A navigation system performs travel guidance for enabling a user to easily and quickly reach the selected destination. A typical example is a vehicle navigation system where a vehicle is equipped with a navigation function to guide a driver to a destination through a calculated route. Such a navigation system detects the position of the user's vehicle, and reads out map data pertaining to an area at the current vehicle position from a data storage medium, for example, a CD-ROM (compact disc read-only memory), a DVD (digital versatile disc), a hard disc, or from a remote data server.
FIGS. 1A-1H show a typical example of overall procedure and screen display involved in the navigation system. FIG. 1A shows an example of locator map screen of the navigation system when the destination is not specified. A process for specifying a destination typically starts through a main menu screen of FIG. 1B which displays menu items including a “Destination” menu for entering the destination. When selecting “Destination” in FIG. 1B, the navigation system displays a screen of FIG. 1C for specifying an input method for selecting the destination.
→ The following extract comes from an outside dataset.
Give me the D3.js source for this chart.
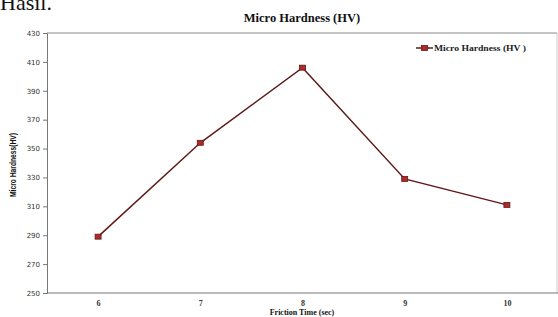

By selecting, for example, a “Point of Interest” method in FIG. 1C, the navigation system displays selection methods of point of interest (POI) either by “Place Name” or “Place Type” in FIG. 1D. If the “Place Type” is selected in FIG. 1D, the navigation system lists categories of POIs as shown in FIG. 1E through which the user selects a desired category of POIs from the lists.
FIG. 1F shows a screen when the user has selected a “Fast Foods” category in the example of FIG. 1E. Then, the screen lists names of the fast food restaurants typically sorted by distance from the current position of the user. If the user selects a particular fast food restaurant from the list, the navigation system calculates a route to the destination as shown in FIG. 1G.
After determining the route, the navigation system starts the route guidance operation. As shown in FIG. 1H, the navigation system shows the intersection for instructing the next turn and a direction of the turn. Typically, such an instruction to turn will be made by a highlighted arrow or large characters on the screen as well as by a voice announcement when the vehicle approaches to within a predetermined distance to the intersection.
However, a distance to the maneuver point of the intersection may not be appropriate with respect to a timing of announcing the maneuver action depending on circumstances of the intersection. For example, inaccuracy of such distance or timing is caused by a digitization method used in the map data where a maneuver point is defined as a crossing point of center lines. The problem associated with such a conventional method is described with reference to FIGS. 2A and 2B.
FIGS. 2A and 2B show a case where a vehicle 29 is to make a right turn at an intersection 20 where a crossing point 21 is a reference point for determining a distance to the maneuver point. In the case of FIG. 2A, an intersection 20a has a large size because each cross street has three lanes at each side. In the case of FIG. 2B, an intersection 20b has a small size because each cross street has only one lane at each side.
In the example of FIG. 2A, when the vehicle 29 approaches the intersection, an actual point for making a right turn is a corner point 23. However, since the timing of announcing the maneuver is determined based on the distance from the reference point 21, such announcement of “Make a Right Turn” may be made when the vehicle is already at or very close to the corner point 23. Such a maneuver instruction is too sudden and surprises the driver and adversely affects the safe driving.
More specifically, as shown in FIG. 2A, the crossing (reference) point 21 is established by two center lines of the streets that form the intersection 20a. The distance represented by “dr” in FIG. 2A is a reference distance between the crossing point 21 and the vehicle 29. In the conventional technology, the reference distance “dr” is predetermined such as 40 feet so that when a vehicle reached this distance range from a crossing point 21, the navigation system produces the maneuver instruction.
The conventional technology may work well if an intersection is small as in the case of the intersection 20b shown in FIG. 2B. However, if an intersection is large as in the case of FIG. 2A, the fixed reference distance “dr” causes the problem as noted above. As a result, the instruction to turn maneuver may come too late, which fails to leave enough time for the driver to make the maneuver securely. In the worst case, such an instruction for maneuver may not be produced even when the vehicle is already within the intersection, which may scare the driver and seriously impede the safe driving.
Therefore, there is a need of a new method and apparatus for navigation system to produce the maneuver instruction such as voice announcement at a more appropriate timing. There is need of a new method and apparatus for navigation system to produce the maneuver instruction at an appropriate timing even when the size and structure of the intersection, directions of turn, etc. vary.